--- begin Data ---

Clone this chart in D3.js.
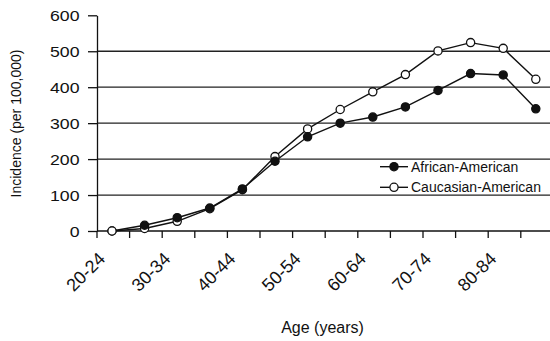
<!DOCTYPE html>
<html>
<head>
<meta charset="utf-8">
<script src="https://cdn.jsdelivr.net/npm/d3@7"></script>
<style>
  html, body { margin: 0; padding: 0; background: #fff; }
  svg { display: block; }
  text { font-family: "Liberation Sans", Arial, Helvetica, sans-serif; fill: #111; }
</style>
</head>
<body>
<svg id="chart" width="550" height="341"></svg>
<script>
const categories = ["20-24","25-29","30-34","35-39","40-44","45-49","50-54","55-59","60-64","65-69","70-74","75-79","80-84","85+"];
const tickLabels = ["20-24","30-34","40-44","50-54","60-64","70-74","80-84"];
const africanAmerican   = [0, 16, 37, 64, 117, 194, 262, 300, 317, 345, 391, 438, 434, 340];
const caucasianAmerican = [0,  7, 27, 62, 115, 207, 284, 338, 387, 435, 501, 524, 508, 422];
const yTicks = [0, 100, 200, 300, 400, 500, 600];
const seriesNames = ["African-American", "Caucasian-American"];
const xTitle = "Age (years)";
const yTitle = "Incidence (per 100,000)";

const W = 550, H = 341;
const svg = d3.select("#chart");
const ink = "#111";
const sx = 1.14;

const x = d3.scaleBand().domain(categories).range([97, 553.4]).paddingInner(0).paddingOuter(0);
const y = d3.scaleLinear().domain([0, 600]).range([231, 15.3]);
const px = c => x(c) + x.bandwidth() / 2 - 1.3;

// gridlines
svg.append("g").selectAll("line")
  .data(yTicks.filter(v => v > 0 && v < 600))
  .join("line")
  .attr("x1", 97).attr("x2", W)
  .attr("y1", d => y(d)).attr("y2", d => y(d))
  .attr("stroke", "#222").attr("stroke-width", 1.3);

// y axis
const yAxis = svg.append("g").attr("transform", "translate(97,0)")
  .call(d3.axisLeft(y).tickValues(yTicks).tickSize(9).tickSizeOuter(0).tickPadding(8).tickFormat(d3.format("d")));
yAxis.select(".domain").attr("stroke", ink).attr("stroke-width", 1.3);
yAxis.selectAll(".tick line").attr("stroke", ink).attr("stroke-width", 1.3);
yAxis.selectAll(".tick text")
  .attr("x", 0).attr("dy", "0.36em")
  .attr("transform", `translate(-17.5,0) scale(${sx},1)`)
  .style("font-size", "15.5px").attr("fill", ink);

// x axis (baseline + boundary ticks + rotated labels)
svg.append("line").attr("x1", 97).attr("x2", W).attr("y1", y(0)).attr("y2", y(0))
  .attr("stroke", ink).attr("stroke-width", 1.3);
svg.append("g").selectAll("line")
  .data(categories)
  .join("line")
  .attr("x1", d => x(d)).attr("x2", d => x(d))
  .attr("y1", y(0)).attr("y2", y(0) + 7)
  .attr("stroke", ink).attr("stroke-width", 1.3);

const xAxis = svg.append("g").attr("transform", `translate(0,${y(0)})`)
  .call(d3.axisBottom(x).tickSize(0).tickValues(tickLabels).tickFormat(d => d));
xAxis.select(".domain").remove();
xAxis.selectAll(".tick text")
  .attr("x", 0).attr("y", 0).attr("dy", 0)
  .attr("text-anchor", "end")
  .attr("transform", "translate(-7,29) rotate(-45)")
  .style("font-size", "18px").attr("fill", ink);

// axis titles
svg.append("text").attr("x", 322.5).attr("y", 333).attr("text-anchor", "middle")
  .style("font-size", "16px").text(xTitle);
svg.append("text").attr("transform", "translate(21,123.5) rotate(-90)").attr("text-anchor", "middle")
  .style("font-size", "14px").text(yTitle);

// lines
const series = [
  { name: seriesNames[1], values: caucasianAmerican, fill: "#fff" },
  { name: seriesNames[0], values: africanAmerican, fill: ink }
];
const line = d3.line().x((d, i) => px(categories[i])).y(d => y(d));
svg.append("g").selectAll("path")
  .data(series)
  .join("path")
  .attr("d", s => line(s.values))
  .attr("fill", "none").attr("stroke", ink).attr("stroke-width", 1.4);

// markers (filled drawn above open, except the first age group)
const pts = [];
series.forEach((s, si) => s.values.forEach((v, i) => {
  const z = (s.fill === ink && i > 0) ? 2 : (s.fill === ink ? 0 : 1);
  pts.push({ v, i, fill: s.fill, z });
}));
pts.sort((a, b) => a.z - b.z);
svg.append("g").selectAll("circle")
  .data(pts)
  .join("circle")
  .attr("cx", d => px(categories[d.i])).attr("cy", d => y(d.v))
  .attr("r", 4.1)
  .attr("fill", d => d.fill).attr("stroke", ink).attr("stroke-width", 1.3);

// legend
const legendRows = [
  { name: seriesNames[0], fill: ink, yy: 166.7 },
  { name: seriesNames[1], fill: "#fff", yy: 187.3 }
];
const lg = svg.append("g").selectAll("g").data(legendRows).join("g");
lg.append("line").attr("x1", 380).attr("x2", 408).attr("y1", d => d.yy).attr("y2", d => d.yy)
  .attr("stroke", ink).attr("stroke-width", 1.4);
lg.append("circle").attr("cx", 394).attr("cy", d => d.yy).attr("r", 4.1)
  .attr("fill", d => d.fill).attr("stroke", ink).attr("stroke-width", 1.3);
lg.append("text").attr("x", 411).attr("y", d => d.yy).attr("dy", "0.36em")
  .style("font-size", "14px").text(d => d.name);
</script>
</body>
</html>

--- end Data ---

**Stated task**
Except for the pictures, give all the material above again verbatim.

**Full solution**
Clone this chart in D3.js.
<!DOCTYPE html>
<html>
<head>
<meta charset="utf-8">
<script src="https://cdn.jsdelivr.net/npm/d3@7"></script>
<style>
  html, body { margin: 0; padding: 0; background: #fff; }
  svg { display: block; }
  text { font-family: "Liberation Sans", Arial, Helvetica, sans-serif; fill: #111; }
</style>
</head>
<body>
<svg id="chart" width="550" height="341"></svg>
<script>
const categories = ["20-24","25-29","30-34","35-39","40-44","45-49","50-54","55-59","60-64","65-69","70-74","75-79","80-84","85+"];
const tickLabels = ["20-24","30-34","40-44","50-54","60-64","70-74","80-84"];
const africanAmerican   = [0, 16, 37, 64, 117, 194, 262, 300, 317, 345, 391, 438, 434, 340];
const caucasianAmerican = [0,  7, 27, 62, 115, 207, 284, 338, 387, 435, 501, 524, 508, 422];
const yTicks = [0, 100, 200, 300, 400, 500, 600];
const seriesNames = ["African-American", "Caucasian-American"];
const xTitle = "Age (years)";
const yTitle = "Incidence (per 100,000)";

const W = 550, H = 341;
const svg = d3.select("#chart");
const ink = "#111";
const sx = 1.14;

const x = d3.scaleBand().domain(categories).range([97, 553.4]).paddingInner(0).paddingOuter(0);
const y = d3.scaleLinear().domain([0, 600]).range([231, 15.3]);
const px = c => x(c) + x.bandwidth() / 2 - 1.3;

// gridlines
svg.append("g").selectAll("line")
  .data(yTicks.filter(v => v > 0 && v < 600))
  .join("line")
  .attr("x1", 97).attr("x2", W)
  .attr("y1", d => y(d)).attr("y2", d => y(d))
  .attr("stroke", "#222").attr("stroke-width", 1.3);

// y axis
const yAxis = svg.append("g").attr("transform", "translate(97,0)")
  .call(d3.axisLeft(y).tickValues(yTicks).tickSize(9).tickSizeOuter(0).tickPadding(8).tickFormat(d3.format("d")));
yAxis.select(".domain").attr("stroke", ink).attr("stroke-width", 1.3);
yAxis.selectAll(".tick line").attr("stroke", ink).attr("stroke-width", 1.3);
yAxis.selectAll(".tick text")
  .attr("x", 0).attr("dy", "0.36em")
  .attr("transform", `translate(-17.5,0) scale(${sx},1)`)
  .style("font-size", "15.5px").attr("fill", ink);

// x axis (baseline + boundary ticks + rotated labels)
svg.append("line").attr("x1", 97).attr("x2", W).attr("y1", y(0)).attr("y2", y(0))
  .attr("stroke", ink).attr("stroke-width", 1.3);
svg.append("g").selectAll("line")
  .data(categories)
  .join("line")
  .attr("x1", d => x(d)).attr("x2", d => x(d))
  .attr("y1", y(0)).attr("y2", y(0) + 7)
  .attr("stroke", ink).attr("stroke-width", 1.3);

const xAxis = svg.append("g").attr("transform", `translate(0,${y(0)})`)
  .call(d3.axisBottom(x).tickSize(0).tickValues(tickLabels).tickFormat(d => d));
xAxis.select(".domain").remove();
xAxis.selectAll(".tick text")
  .attr("x", 0).attr("y", 0).attr("dy", 0)
  .attr("text-anchor", "end")
  .attr("transform", "translate(-7,29) rotate(-45)")
  .style("font-size", "18px").attr("fill", ink);

// axis titles
svg.append("text").attr("x", 322.5).attr("y", 333).attr("text-anchor", "middle")
  .style("font-size", "16px").text(xTitle);
svg.append("text").attr("transform", "translate(21,123.5) rotate(-90)").attr("text-anchor", "middle")
  .style("font-size", "14px").text(yTitle);

// lines
const series = [
  { name: seriesNames[1], values: caucasianAmerican, fill: "#fff" },
  { name: seriesNames[0], values: africanAmerican, fill: ink }
];
const line = d3.line().x((d, i) => px(categories[i])).y(d => y(d));
svg.append("g").selectAll("path")
  .data(series)
  .join("path")
  .attr("d", s => line(s.values))
  .attr("fill", "none").attr("stroke", ink).attr("stroke-width", 1.4);

// markers (filled drawn above open, except the first age group)
const pts = [];
series.forEach((s, si) => s.values.forEach((v, i) => {
  const z = (s.fill === ink && i > 0) ? 2 : (s.fill === ink ? 0 : 1);
  pts.push({ v, i, fill: s.fill, z });
}));
pts.sort((a, b) => a.z - b.z);
svg.append("g").selectAll("circle")
  .data(pts)
  .join("circle")
  .attr("cx", d => px(categories[d.i])).attr("cy", d => y(d.v))
  .attr("r", 4.1)
  .attr("fill", d => d.fill).attr("stroke", ink).attr("stroke-width", 1.3);

// legend
const legendRows = [
  { name: seriesNames[0], fill: ink, yy: 166.7 },
  { name: seriesNames[1], fill: "#fff", yy: 187.3 }
];
const lg = svg.append("g").selectAll("g").data(legendRows).join("g");
lg.append("line").attr("x1", 380).attr("x2", 408).attr("y1", d => d.yy).attr("y2", d => d.yy)
  .attr("stroke", ink).attr("stroke-width", 1.4);
lg.append("circle").attr("cx", 394).attr("cy", d => d.yy).attr("r", 4.1)
  .attr("fill", d => d.fill).attr("stroke", ink).attr("stroke-width", 1.3);
lg.append("text").attr("x", 411).attr("y", d => d.yy).attr("dy", "0.36em")
  .style("font-size", "14px").text(d => d.name);
</script>
</body>
</html>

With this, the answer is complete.